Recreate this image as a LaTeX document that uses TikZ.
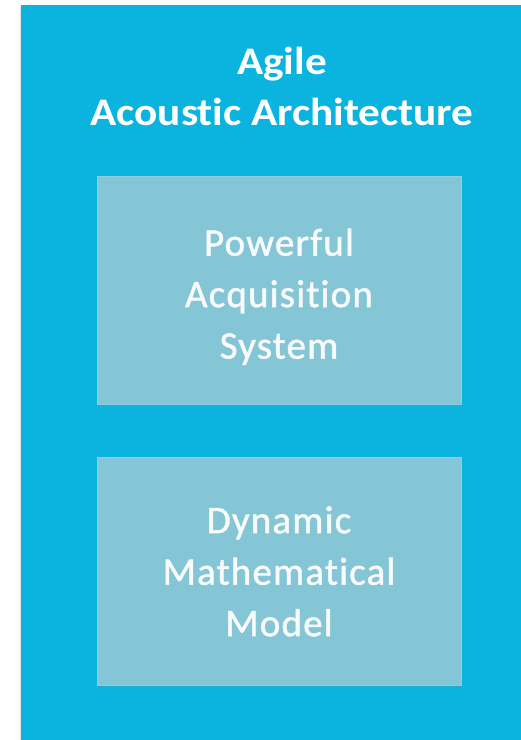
\documentclass[tikz,border=0pt]{standalone}
\usepackage{fontspec}
\setmainfont{Carlito}[Ligatures=NoCommon]
\newfontfamily\titlefont{Carlito}[Ligatures=NoCommon,FakeStretch=1.11]
\newfontfamily\boxfont{Carlito}[Ligatures=NoCommon,LetterSpace=3.0,FakeBold=1.3]
\usepackage{tikz}
\usetikzlibrary{positioning,shadows}
\definecolor{panelblue}{HTML}{0AB4DE}
\definecolor{boxblue}{HTML}{84C5D6}
\definecolor{boxedge}{HTML}{92CEDD}

\begin{document}
\begin{tikzpicture}[
  x=1pt,y=-1pt,
  node distance=53pt,
  panel/.style={fill=panelblue,draw=none,drop shadow={shadow xshift=-1pt,shadow yshift=-1pt,opacity=0.2}},
  heading/.style={align=center,text=white,inner sep=0pt,font=\titlefont\bfseries\fontsize{39}{51}\selectfont},
  box/.style={draw=boxedge,fill=boxblue,align=center,text=white!94!boxblue,
    minimum width=364pt,minimum height=228pt,inner sep=0pt,
    font=\boxfont\fontsize{39}{51.5}\selectfont,
    drop shadow={shadow xshift=1pt,shadow yshift=-2pt,opacity=0.18}}
]
\useasboundingbox (0,0) rectangle (521,740);
\path[panel] (21,5) rectangle (530,750);
\node[heading] (title) at (282,86) {Agile\\Acoustic Architecture};
\node[box] (acq) at (279,290) {\strut\\[-47pt]Powerful\\Acquisition\\System};
\node[box,below=of acq] (model) {Dynamic\\Mathematical\\Model};
\end{tikzpicture}
\end{document}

**REQUIRED TASK:**
Omit every picture, then repeat the remaining data exactly as it appears above.

**OUTPUT FOR THIS EXERCISE:**
Recreate this image as a LaTeX document that uses TikZ.
\documentclass[tikz,border=0pt]{standalone}
\usepackage{fontspec}
\setmainfont{Carlito}[Ligatures=NoCommon]
\newfontfamily\titlefont{Carlito}[Ligatures=NoCommon,FakeStretch=1.11]
\newfontfamily\boxfont{Carlito}[Ligatures=NoCommon,LetterSpace=3.0,FakeBold=1.3]
\usepackage{tikz}
\usetikzlibrary{positioning,shadows}
\definecolor{panelblue}{HTML}{0AB4DE}
\definecolor{boxblue}{HTML}{84C5D6}
\definecolor{boxedge}{HTML}{92CEDD}

\begin{document}
\begin{tikzpicture}[
  x=1pt,y=-1pt,
  node distance=53pt,
  panel/.style={fill=panelblue,draw=none,drop shadow={shadow xshift=-1pt,shadow yshift=-1pt,opacity=0.2}},
  heading/.style={align=center,text=white,inner sep=0pt,font=\titlefont\bfseries\fontsize{39}{51}\selectfont},
  box/.style={draw=boxedge,fill=boxblue,align=center,text=white!94!boxblue,
    minimum width=364pt,minimum height=228pt,inner sep=0pt,
    font=\boxfont\fontsize{39}{51.5}\selectfont,
    drop shadow={shadow xshift=1pt,shadow yshift=-2pt,opacity=0.18}}
]
\useasboundingbox (0,0) rectangle (521,740);
\path[panel] (21,5) rectangle (530,750);
\node[heading] (title) at (282,86) {Agile\\Acoustic Architecture};
\node[box] (acq) at (279,290) {\strut\\[-47pt]Powerful\\Acquisition\\System};
\node[box,below=of acq] (model) {Dynamic\\Mathematical\\Model};
\end{tikzpicture}
\end{document}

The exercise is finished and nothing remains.